To apply this concept practically, remember to convert the object's weight to mass first, as was done in the solution using \( m = \frac{W}{g} \), considering \( W \) is the weight and \( g \) is the acceleration due to gravity. This conversion is crucial for correctly calculating the moment of inertia.

Torque is an essential concept when considering forces that cause objects to rotate. It is the rotational equivalent of linear force. In this exercise, the torque \( \tau \) exerted by the force \( P \) on the cord wrapped around the disk is calculated as \( \tau = P \times r \), where \( r \) is the radius of the disk. Torque measures the tendency of a force to rotate an object about an axis, and is maximized when the force is perpendicular to the radius.
The key relationship here involves the equation \( \tau = I \alpha \), linking torque to angular acceleration \( \alpha \). By rearranging this equation, \( \alpha = \frac{\tau}{I} \), we can solve for angular acceleration, illustrating how torque and moment of inertia together determine how quickly an object begins to spin under the action of a torque.
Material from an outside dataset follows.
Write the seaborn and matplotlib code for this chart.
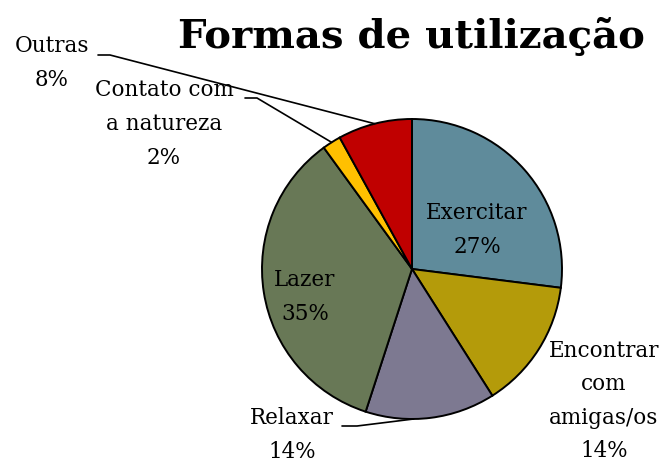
import numpy as np
import matplotlib
matplotlib.use("Agg")
import matplotlib.pyplot as plt
import seaborn as sns

categories = ["Exercitar", "Encontrar\ncom\namigas/os", "Relaxar", "Lazer", "Contato com\na natureza", "Outras"]
values = [27, 14, 14, 35, 2, 8]
colors = ["#5F8B9B", "#B49B0A", "#7D7991", "#687856", "#FFC000", "#C00000"]
title = "Formas de utilização"

sns.set_theme(style="white")
plt.rcParams['font.family'] = ['DejaVu Serif']

W, H = 668, 462
fig = plt.figure(figsize=(W/100, H/100), dpi=100)
ax = fig.add_axes([0, 0, 1, 1])
cx, cy, R = 412, 269, 150

wedges, _ = ax.pie(values, colors=colors, startangle=90, counterclock=False,
                   radius=1.0, center=(0, 0),
                   wedgeprops=dict(edgecolor='black', linewidth=1.4))
ax.set_xlim(-cx/R, (W-cx)/R)
ax.set_ylim(-(H-cy)/R, cy/R)
ax.set_aspect('equal')
ax.axis('off')

def px(x, y):
    return ((x-cx)/R, (cy-y)/R)

fs = 15.5
labels = [f"{c}\n{v}%" for c, v in zip(categories, values)]
pos = [(477, 230), (604, 401), (292, 435), (305, 297), (164, 124), (52, 63)]
for lab, p in zip(labels, pos):
    ax.text(*px(*p), lab, ha='center', va='center', fontsize=fs, color='black',
            linespacing=1.68)

def edge_point(w, frac=0.5):
    ang = np.deg2rad(w.theta1 + (w.theta2 - w.theta1)*frac)
    return np.cos(ang), np.sin(ang)

# Outras
ex, ey = edge_point(wedges[5], 0.5)
a = px(98, 55); b = px(110, 55)
ax.plot([a[0], b[0], ex], [a[1], b[1], ey], color='black', lw=1.2)
# Contato
ex, ey = edge_point(wedges[4], 0.5)
a = px(245, 98); b = px(257, 98)
ax.plot([a[0], b[0], ex], [a[1], b[1], ey], color='black', lw=1.2)
# Relaxar
ex, ey = edge_point(wedges[2], 0.37)
a = px(342, 426); b = px(357, 426)
ax.plot([a[0], b[0], ex], [a[1], b[1], ey], color='black', lw=1.2)

ax.text(*px(411, 48), title, ha='center', va='baseline', fontsize=29,
        fontweight='bold', color='black')

fig.savefig("out.png", dpi=100)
Angular velocity, \( \omega \), is a measure of how quickly an object rotates. It is the rate of change of angular position and is typically measured in radians per second. For an object starting from rest, like the disk in our scenario, the formula to calculate angular velocity after a given time \( t \) is \( \omega = \omega_0 + \alpha t \). Here, \( \omega_0 \) is the initial angular velocity (which is zero in this problem) and \( \alpha \) is the angular acceleration from the torque equation.
This relationship highlights the direct proportionality between the angular acceleration and the resultant angular velocity over time. Simply put, the longer and stronger you apply torque, the faster the object will spin. It's similar to how a car accelerates faster with more throttle—more torque applied over time increases the speed.

Linear velocity, \( v \), of a point on a rotating object relates directly to its angular velocity and distance from the axis of rotation. Think of linear velocity as the speed at which a point on the edge of a rotating object covers ground. The formula for this is \( v = r \omega \), where \( r \) is the radial distance and \( \omega \) is the angular velocity.
This concept is how we relate rotational motion to linear motion. For instance, in our exercise, it's noted that the center of the disk attains a linear velocity as a result of its rotational movement. The point at the center moves with the disk, embodying the rotation of the whole object into a translational form of velocity, aiding in understanding real world applications like how car tires translate rotation into forward motion.

Kinematic equations for rotational motion help in understanding how angular variables are related over time. Just as in linear motion, where we use kinematic equations to predict future positions and velocities, we can use similar equations for angular motion.
For example, angular displacement \( \theta \) when starting from rest is given by \( \theta = \omega_0 t + \frac{1}{2} \alpha t^2 \), where \( \omega_0 \) is initial angular velocity (zero if starting from rest), \( \alpha \) is angular acceleration, and \( t \) is time. This equation lets us track how far the object has rotated over time.
By calculating \( \theta \), we can then find the linear distance \( s \) traveled by using \( s = r \theta \). These calculations provide a bridge between angular rotations and tangible linear displacements, forming a necessary part of solving rotational motion problems.